• **Written exercise**: Beginning with the first line, set down every line through the one containing "var lowHi = [1.33, 1.71, 3.51, 1.04];", exactly as it appears, but not the pictures.

^^^^

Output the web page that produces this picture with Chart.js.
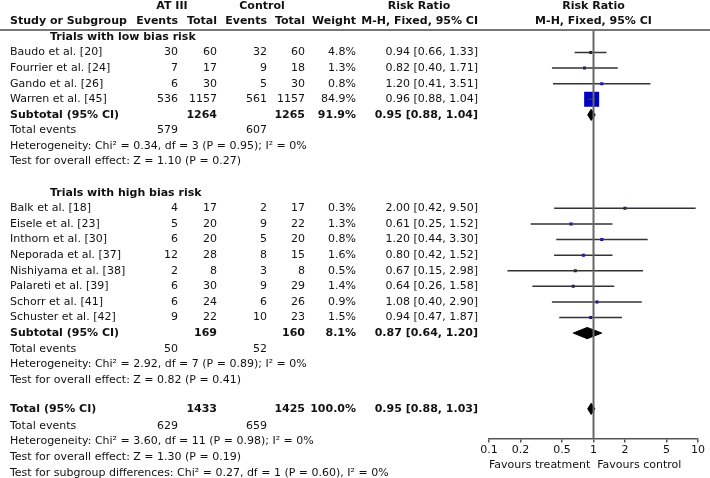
<!DOCTYPE html>
<html>
<head>
<meta charset="utf-8">
<script src="https://cdn.jsdelivr.net/npm/chart.js@4.4.1/dist/chart.umd.min.js"></script>
<style>
html, body { margin: 0; padding: 0; background: #fff; }
#wrap { width: 710px; height: 478px; }
</style>
</head>
<body>
<div id="wrap"><canvas id="forest" width="710" height="478"></canvas></div>
<script>
// trials with low bias risk
var lowStudies = ['Baudo et al. [20]', 'Fourrier et al. [24]', 'Gando et al. [26]', 'Warren et al. [45]'];
var lowAtEvents = [30, 7, 6, 536];
var lowAtTotal = [60, 17, 30, 1157];
var lowCtEvents = [32, 9, 5, 561];
var lowCtTotal = [60, 18, 30, 1157];
var lowWeight = [4.8, 1.3, 0.8, 84.9];
var lowRR = [0.94, 0.82, 1.20, 0.96];
var lowLo = [0.66, 0.40, 0.41, 0.88];
var lowHi = [1.33, 1.71, 3.51, 1.04];

// trials with high bias risk
var highStudies = ['Balk et al. [18]', 'Eisele et al. [23]', 'Inthorn et al. [30]', 'Neporada et al. [37]',
  'Nishiyama et al. [38]', 'Palareti et al. [39]', 'Schorr et al. [41]', 'Schuster et al. [42]'];
var highAtEvents = [4, 5, 6, 12, 2, 6, 6, 9];
var highAtTotal = [17, 20, 20, 28, 8, 30, 24, 22];
var highCtEvents = [2, 9, 5, 8, 3, 9, 6, 10];
var highCtTotal = [17, 22, 20, 15, 8, 29, 26, 23];
var highWeight = [0.3, 1.3, 0.8, 1.6, 0.5, 1.4, 0.9, 1.5];
var highRR = [2.00, 0.61, 1.20, 0.80, 0.67, 0.64, 1.08, 0.94];
var highLo = [0.42, 0.25, 0.44, 0.42, 0.15, 0.26, 0.40, 0.47];
var highHi = [9.50, 1.52, 3.30, 1.52, 2.98, 1.58, 2.90, 1.87];

// pooled results: [low, high, overall]
var poolAtTotal = [1264, 169, 1433];
var poolCtTotal = [1265, 160, 1425];
var poolWeight = [91.9, 8.1, 100.0];
var poolRR = [0.95, 0.87, 0.95];
var poolLo = [0.88, 0.64, 0.88];
var poolHi = [1.04, 1.20, 1.03];
var poolAtEvents = [579, 50, 629];
var poolCtEvents = [607, 52, 659];
var poolHet = ['Chi\u00b2 = 0.34, df = 3 (P = 0.95); I\u00b2 = 0%',
  'Chi\u00b2 = 2.92, df = 7 (P = 0.89); I\u00b2 = 0%',
  'Chi\u00b2 = 3.60, df = 11 (P = 0.98); I\u00b2 = 0%'];
var poolZ = ['Z = 1.10 (P = 0.27)', 'Z = 0.82 (P = 0.41)', 'Z = 1.30 (P = 0.19)'];
var subgroupTest = 'Chi\u00b2 = 0.27, df = 1 (P = 0.60), I\u00b2 = 0%';

var axisTicks = [0.1, 0.2, 0.5, 1, 2, 5, 10];

var FONT = '"DejaVu Sans", sans-serif';
var TXT = '#111';
var col = {name: 10, group: 50, atE: 178, atT: 217, ctE: 267, ctT: 305, w: 356, rr: 478};
var ruleRow = 1.55;
var halfDiamond = 0.36;

// build the table rows; each row sits at a y value in row units
var rows = [];
var cursor = 0;
function addRow(cells, step) { rows.push({y: cursor, cells: cells}); cursor += (step || 1); return rows[rows.length - 1].y; }
function cell(text, x, align, bold) { return {text: String(text), x: x, align: align || 'right', bold: !!bold}; }
function rr(e, l, h) { return e.toFixed(2) + ' [' + l.toFixed(2) + ', ' + h.toFixed(2) + ']'; }

addRow([cell('AT III', 172, 'center', true), cell('Control', 262, 'center', true), cell('Risk Ratio', 419, 'center', true), cell('Risk Ratio', 'ref', 'center', true)]);
addRow([cell('Study or Subgroup', col.name, 'left', true), cell('Events', col.atE, 'right', true), cell('Total', col.atT, 'right', true),
  cell('Events', col.ctE, 'right', true), cell('Total', col.ctT, 'right', true), cell('Weight', col.w, 'right', true),
  cell('M-H, Fixed, 95% CI', col.rr, 'right', true), cell('M-H, Fixed, 95% CI', 'ref', 'center', true)]);

var studyRows = [], poolRows = [];
function addGroup(title, names, ae, at, ce, ct, w, est, lo, hi, g) {
  addRow([cell(title, col.group, 'left', true)]);
  for (var i = 0; i < names.length; i++) {
    var r = addRow([cell(names[i], col.name, 'left'), cell(ae[i], col.atE), cell(at[i], col.atT), cell(ce[i], col.ctE),
      cell(ct[i], col.ctT), cell(w[i].toFixed(1) + '%', col.w), cell(rr(est[i], lo[i], hi[i]), col.rr)]);
    studyRows.push({row: r, est: est[i], lo: lo[i], hi: hi[i], w: w[i]});
  }
  addPooled('Subtotal (95% CI)', g, 1);
}
function addPooled(label, g, step) {
  var r = addRow([cell(label, col.name, 'left', true), cell(poolAtTotal[g], col.atT, 'right', true), cell(poolCtTotal[g], col.ctT, 'right', true),
    cell(poolWeight[g].toFixed(1) + '%', col.w, 'right', true), cell(rr(poolRR[g], poolLo[g], poolHi[g]), col.rr, 'right', true)], step);
  poolRows.push({row: r, est: poolRR[g], lo: poolLo[g], hi: poolHi[g]});
  addRow([cell('Total events', col.name, 'left'), cell(poolAtEvents[g], col.atE), cell(poolCtEvents[g], col.ctE)]);
  addRow([cell('Heterogeneity: ' + poolHet[g], col.name, 'left')]);
  addRow([cell('Test for overall effect: ' + poolZ[g], col.name, 'left')]);
}
addGroup('Trials with low bias risk', lowStudies, lowAtEvents, lowAtTotal, lowCtEvents, lowCtTotal, lowWeight, lowRR, lowLo, lowHi, 0);
cursor += 1;
addGroup('Trials with high bias risk', highStudies, highAtEvents, highAtTotal, highCtEvents, highCtTotal, highWeight, highRR, highLo, highHi, 1);
cursor += 0.86;
addPooled('Total (95% CI)', 2, 1.1);
addRow([cell('Test for subgroup differences: ' + subgroupTest, col.name, 'left')]);

// datasets
var datasets = [];
datasets.push({type: 'line', showLine: true, data: [{x: 1, y: ruleRow}, {x: 1, y: 40}], borderColor: '#666',
  borderWidth: 2, pointRadius: 0, fill: false});
studyRows.forEach(function (s) {
  datasets.push({type: 'line', showLine: true, data: [{x: s.lo, y: s.row}, {x: s.hi, y: s.row}], borderColor: '#333',
    borderWidth: 1.5, pointRadius: 0, fill: false});
});
datasets.push({
  type: 'scatter',
  data: studyRows.map(function (s) { return {x: s.est, y: s.row}; }),
  pointStyle: 'rect',
  pointRadius: studyRows.map(function (s) { return Math.max(3, 15 * s.w / 84.9) / (2 * Math.SQRT1_2); }),
  backgroundColor: '#0000c4', borderWidth: 0
});
poolRows.forEach(function (p) {
  datasets.push({type: 'line', showLine: true, fill: 'shape', backgroundColor: '#000', borderColor: '#000', borderWidth: 1,
    pointRadius: 0, tension: 0,
    data: [{x: p.lo, y: p.row}, {x: p.est, y: p.row - halfDiamond}, {x: p.hi, y: p.row},
      {x: p.est, y: p.row + halfDiamond}, {x: p.lo, y: p.row}]});
});

var tablePlugin = {
  id: 'table',
  afterDraw: function (chart) {
    var ctx = chart.ctx, y = chart.scales.y, x = chart.scales.x;
    ctx.save();
    // header rule
    ctx.strokeStyle = '#777';
    ctx.lineWidth = 2;
    ctx.beginPath();
    ctx.moveTo(0, y.getPixelForValue(ruleRow));
    ctx.lineTo(710, y.getPixelForValue(ruleRow));
    ctx.stroke();
    ctx.fillStyle = TXT;
    ctx.textBaseline = 'middle';
    rows.forEach(function (row) {
      var py = y.getPixelForValue(row.y);
      row.cells.forEach(function (c) {
        ctx.font = (c.bold ? 'bold ' : '') + '11px ' + FONT;
        ctx.textAlign = c.align;
        var px = c.x === 'ref' ? x.getPixelForValue(1) : c.x;
        ctx.fillText(c.text, px, py);
      });
    });
    ctx.restore();
  }
};

new Chart(document.getElementById('forest'), {
  type: 'scatter',
  data: {datasets: datasets},
  options: {
    responsive: false,
    animation: false,
    devicePixelRatio: 1,
    layout: {autoPadding: false, padding: {left: 489, right: 12, top: 0, bottom: 4}},
    plugins: {legend: {display: false}, tooltip: {enabled: false}},
    scales: {
      x: {
        type: 'logarithmic', min: 0.1, max: 10,
        afterBuildTicks: function (s) { s.ticks = axisTicks.map(function (v) { return {value: v}; }); },
        ticks: {autoSkip: false, maxRotation: 0, padding: 1, color: TXT, font: {family: FONT, size: 11},
          callback: function (v) { return String(v); }},
        grid: {drawOnChartArea: false, tickLength: 4, color: '#555', lineWidth: 1.5},
        border: {color: '#555', width: 1.5},
        title: {display: true, text: 'Favours treatment  Favours control', align: 'start', color: TXT,
          font: {family: FONT, size: 11}, padding: {top: 1, bottom: 2}}
      },
      y: {type: 'linear', reverse: true, min: -0.368, max: 27.77, display: false}
    }
  },
  plugins: [tablePlugin]
});
</script>
</body>
</html>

^^^^

• **Completed exercise**:
Output the web page that produces this picture with Chart.js.
<!DOCTYPE html>
<html>
<head>
<meta charset="utf-8">
<script src="https://cdn.jsdelivr.net/npm/chart.js@4.4.1/dist/chart.umd.min.js"></script>
<style>
html, body { margin: 0; padding: 0; background: #fff; }
#wrap { width: 710px; height: 478px; }
</style>
</head>
<body>
<div id="wrap"><canvas id="forest" width="710" height="478"></canvas></div>
<script>
// trials with low bias risk
var lowStudies = ['Baudo et al. [20]', 'Fourrier et al. [24]', 'Gando et al. [26]', 'Warren et al. [45]'];
var lowAtEvents = [30, 7, 6, 536];
var lowAtTotal = [60, 17, 30, 1157];
var lowCtEvents = [32, 9, 5, 561];
var lowCtTotal = [60, 18, 30, 1157];
var lowWeight = [4.8, 1.3, 0.8, 84.9];
var lowRR = [0.94, 0.82, 1.20, 0.96];
var lowLo = [0.66, 0.40, 0.41, 0.88];
var lowHi = [1.33, 1.71, 3.51, 1.04];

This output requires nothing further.